Globalization, which ought to be good for boxing, a traditional melting pot,
has instead turned it into a nightmare of competing ethnicities, with niche
marketing now the norm.
ON TOP of all this,
there has been the sudden and surprising emergence of mixed martial arts. The
Ultimate Fighting Championship, which has been selling out Las Vegas arenas for
several years now, is lately making big bucks with its own pay-per-view shows.
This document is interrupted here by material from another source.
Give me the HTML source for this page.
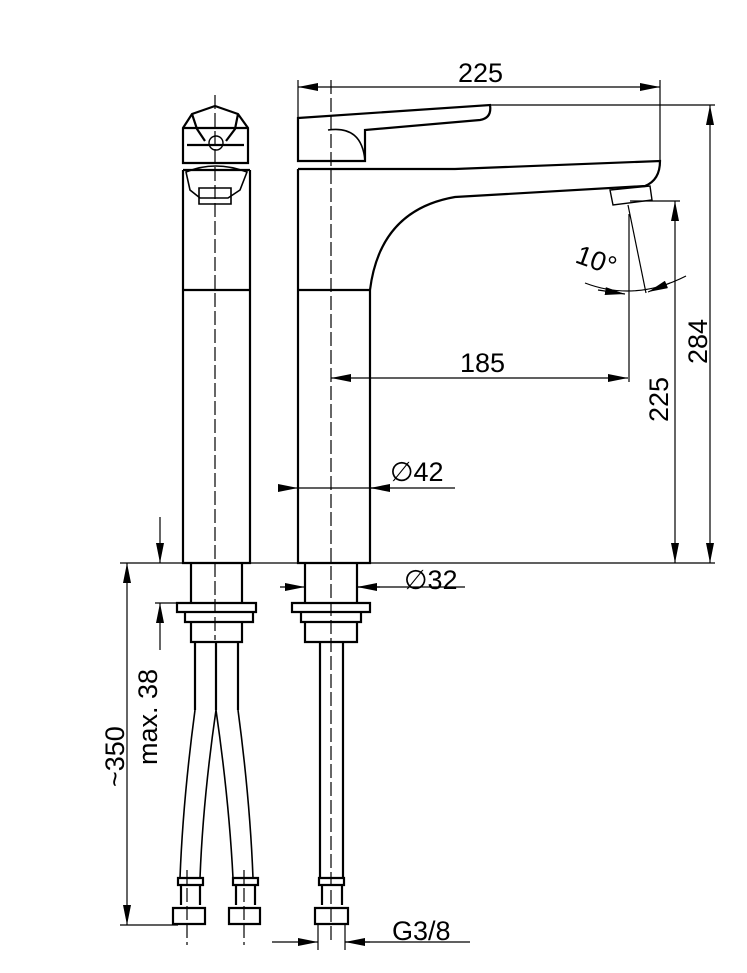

It skews much younger, imbuing Gen Xers with an appreciation of leg sweeps
instead of left hooks. Boxing's demographic is increasingly made up of people
who eat early-bird specials and wonder what e-mail is. And it will get only
worse. "It's a bit like horse racing," says Marc Ratner, longtime
executive director of the Nevada State Athletic Commission, which oversees
boxing in the state, "and you wonder about that." (Indeed. Ratner
recently switched sides and went to work for the UFC.) Saturday night's fight
will not change this but will instead represent something of a last hurrah. The
riches this bout will produce (the $19 million gate, the potential $100 million
PPV haul) will most likely not be matched. Not on one night, anyway.
In the boardrooms
there seems to be a reluctant recognition of this. While old boxing hands argue
that the sport is merely in a lull--"Boxing has gone through ebbs and flows
in its history," says HBO Sports president Ross Greenburg, whose network,
long among the sport's biggest boosters, is essentially promoting the fight and
televising it on PPV--there is nevertheless a sense of urgency. Blessed with
two remarkable fighters, terrific subplots and a looming deadline of De La
Hoya's expected retirement, HBO (which, like SI, is owned by Time Warner) has
pulled out all the stops. And that includes foisting an hourlong PowerPoint
presentation on a cadre of bewildered boxing writers.
Basically,
according to the slide show, everybody's doing a lot of stuff. Here's some of
it: As the promoter of record, De La Hoya's company, Golden Boy, leased a pair
of Gulfstream jets to ferry the fighters on a nine-day, 11-city tour. The
stopovers served to remind the cable-ready universe that the 34-year-old De La
Hoya, only sporadically active (or successful) over the last several years, had
regained his appetite, his nerve and his megasmile. Also that Mayweather, 30,
undefeated and a champion for a decade, was not so intimidated by moving up
from welterweight to challenge De La Hoya, the WBC champion, at this new weight
of 154. "Golden Girl," Mayweather called him.